I begrudgingly slide out of the booth. He tries to hand me his phone for the picture, but I hold up my hand in protest and proceed to walk around him.
“I need to use the restroom,” I mutter, walking away from the booth. “Just take a selfie with him. He loves selfies.”
I rush toward the restroom to find a moment of reprieve from my father. I don’t know why I asked him to meet me today. It could be because I’m moving and I won’t see him for God knows how long, but that’s not even a good enough excuse to put myself through this.
I swing open the door to the first stall. I lock it behind me and pull a protective seat cover out of the dispenser and place it over the toilet seat.
I read a study on bacteria in public restrooms once. The first stall in every bathroom studied was found to have the least amount of bacteria. People assume the first stall is the most utilized, so most people skip over it. Not me. It’s the only one I’ll use. I haven’t always been a germaphobe, but spending two months in the hospital when I was sixteen left me a bit obsessive-compulsive when it comes to hygiene.
Once I’m finished using the restroom, I take at least a full minute to wash my hands. I stare down at them the entire time, refusing to look in the mirror. Avoiding my reflection becomes easier by the day, but I still catch a glimpse of myself while reaching for a paper towel. No matter how many times I’ve looked in a mirror, I still haven’t grown used to what I see.
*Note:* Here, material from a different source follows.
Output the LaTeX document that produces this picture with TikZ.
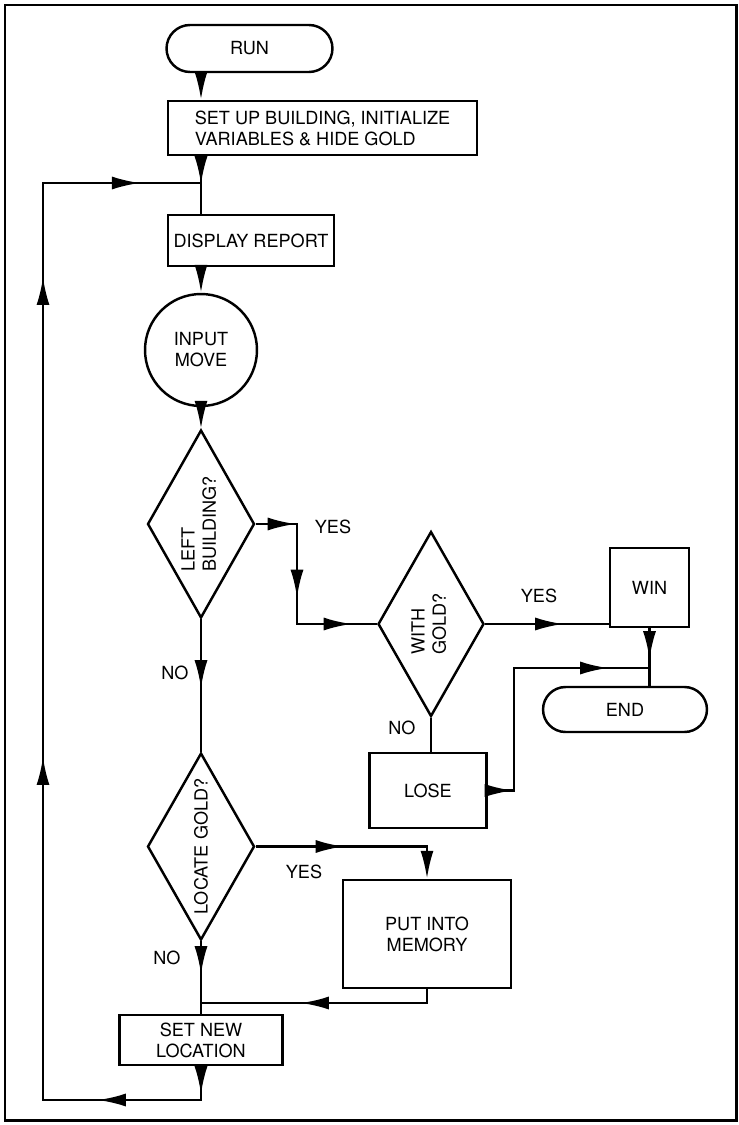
\documentclass[tikz,border=0pt]{standalone}
\usepackage{fontspec}
\setmainfont{TeX Gyre Heros}
\usetikzlibrary{positioning, arrows.meta, calc, shapes.geometric, shapes.misc, decorations.markings}

\begin{document}
\begin{tikzpicture}[
    x=0.02cm, y=-0.02cm,
    font=\fontsize{10.3}{12}\selectfont,
    flowtip/.tip={Latex[length=5.6mm, width=2.6mm]},
    % --- Styles ---
    box/.style={draw, line width=1.4pt, inner sep=2pt, align=center},
    terminal/.style={draw, line width=1.4pt, rounded rectangle, inner sep=2pt},
    decision/.style={draw, line width=1.4pt, diamond, aspect=0.57, inner sep=1pt},
    iocircle/.style={draw, line width=1.4pt, circle, minimum size=2.24cm, inner sep=0pt, align=center},
    flow/.style={line width=1.4pt},
    midtip/.style={postaction={decorate, decoration={markings, mark=at position #1 with {\arrow{flowtip}}}}},
    answer/.style={inner sep=0pt},
    frame/.style={line width=1.7pt}
]

    \useasboundingbox (0,0) rectangle (739,1125);
    \draw[frame] (5,5) rectangle (736,1120);

    % ==========================
    % 1. START / SET UP
    % ==========================
    \node[terminal, minimum width=3.46cm, minimum height=0.94cm] (run) at (249.5, 48.5) {RUN};
    \node[box, minimum width=6.18cm, minimum height=1.08cm, align=left] (setup) at (322.5, 128) {SET UP BUILDING, INITIALIZE\\VARIABLES \& HIDE GOLD};
    \node[box, minimum width=3.32cm, minimum height=1.02cm] (display) at (251, 240.5) {DISPLAY REPORT};
    \node[iocircle] (input) at (201, 350) {INPUT\\MOVE};

    % ==========================
    % 2. DECISIONS
    % ==========================
    \node[decision, minimum width=2.14cm, minimum height=3.76cm] (leftbld) at (201, 524) {\rotatebox{90}{\begin{tabular}{@{}l@{}}LEFT\\BUILDING?\end{tabular}}};
    \node[decision, minimum width=2.12cm, minimum height=3.70cm] (withgold) at (431, 624) {\rotatebox{90}{\begin{tabular}{@{}l@{}}WITH\\GOLD?\end{tabular}}};
    \node[decision, minimum width=2.14cm, minimum height=3.74cm] (locate) at (201, 846.5) {\rotatebox{90}{LOCATE GOLD?}};

    % ==========================
    % 3. OUTCOMES
    % ==========================
    \node[box, minimum size=1.58cm] (win) at (649.5, 587.5) {WIN};
    \node[terminal, minimum width=3.42cm, minimum height=0.9cm] (finish) at (625, 709.5) {END};
    \node[box, minimum width=2.34cm, minimum height=1.5cm] (lose) at (428, 790.5) {LOSE};
    \node[box, minimum width=3.36cm, minimum height=2.16cm] (memory) at (427, 934) {PUT INTO\\MEMORY};
    \node[box, minimum width=3.26cm, minimum height=1.0cm] (newloc) at (201, 1040) {SET NEW\\LOCATION};

    % Answer labels
    \node[answer] (yesleft) at (333, 527) {YES};
    \node[answer] (yesgold) at (539, 596) {YES};
    \node[answer] (noleft) at (175, 673) {NO};
    \node[answer] (nogold) at (402, 728) {NO};
    \node[answer] (yeslocate) at (304, 872) {YES};
    \node[answer] (nolocate) at (167, 958) {NO};

    % ==========================
    % 4. CONNECTORS
    % ==========================
    % main column
    \draw[flow, -flowtip] (run.south -| input) -- (setup.north -| input);
    \draw[flow, midtip=0.56cm] (setup.south -| input) -- (display.north -| input);
    \draw[flow, -flowtip] (display.south -| input) -- (input.north);
    \draw[flow, -flowtip] (input.south) -- (leftbld.north);
    \draw[flow, midtip=1.38cm] (leftbld.south) -- (locate.north);
    \draw[flow, midtip=0.66cm] (locate.south) -- (newloc.north);

    % left building: yes
    \coordinate (jog) at (297, 0);
    \draw[flow, midtip=0.8cm, midtip=2.30cm, midtip=3.92cm] (leftbld.east) -- (leftbld.east -| jog) -- (withgold.west -| jog) -- (withgold.west);

    % with gold: yes / no
    \draw[flow, midtip=1.56cm] (withgold.east) -- (withgold.east -| win.west);
    \draw[flow] (withgold.south) -- (withgold.south |- lose.north);
    \draw[flow, midtip=0.62cm] (win.south) -- (win.south |- finish.north);
    \coordinate (losebend) at (514, 668);
    \draw[flow, midtip=0.5cm, midtip=4.86cm] (lose.east) -- (lose.east -| losebend) -- (losebend) -- (losebend -| win.south);

    % locate gold: yes
    \draw[flow, midtip=1.76cm, -flowtip] (locate.east) -- (locate.east -| memory.north) -- (memory.north);
    \coordinate (memback) at (0, 1003);
    \draw[flow, midtip=2.8cm] (memory.south) -- (memory.south |- memback) -- (memback -| input);

    % loop back to report
    \coordinate (loopbl) at (43, 1100);
    \coordinate (looptl) at (43, 183);
    \draw[flow, midtip=0.56cm, midtip=2.74cm, midtip=10.70cm, midtip=20.30cm, midtip=24.12cm] (newloc.south) -- (newloc.south |- loopbl) -- (loopbl) -- (looptl) -- (looptl -| input);

\end{tikzpicture}
\end{document}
I bring my left hand up and touch the scars that run across the left side of my face, over my jaw and down my neck. They disappear beneath the collar of my shirt, but underneath my clothing, the scars run down the entire left side of my torso, stopping just below my waistline. I run my fingers over the areas of skin that now resemble puckered leather. Scars that constantly remind me that the fire was real and not just a nightmare I can force myself awake from with a pinch on the arm.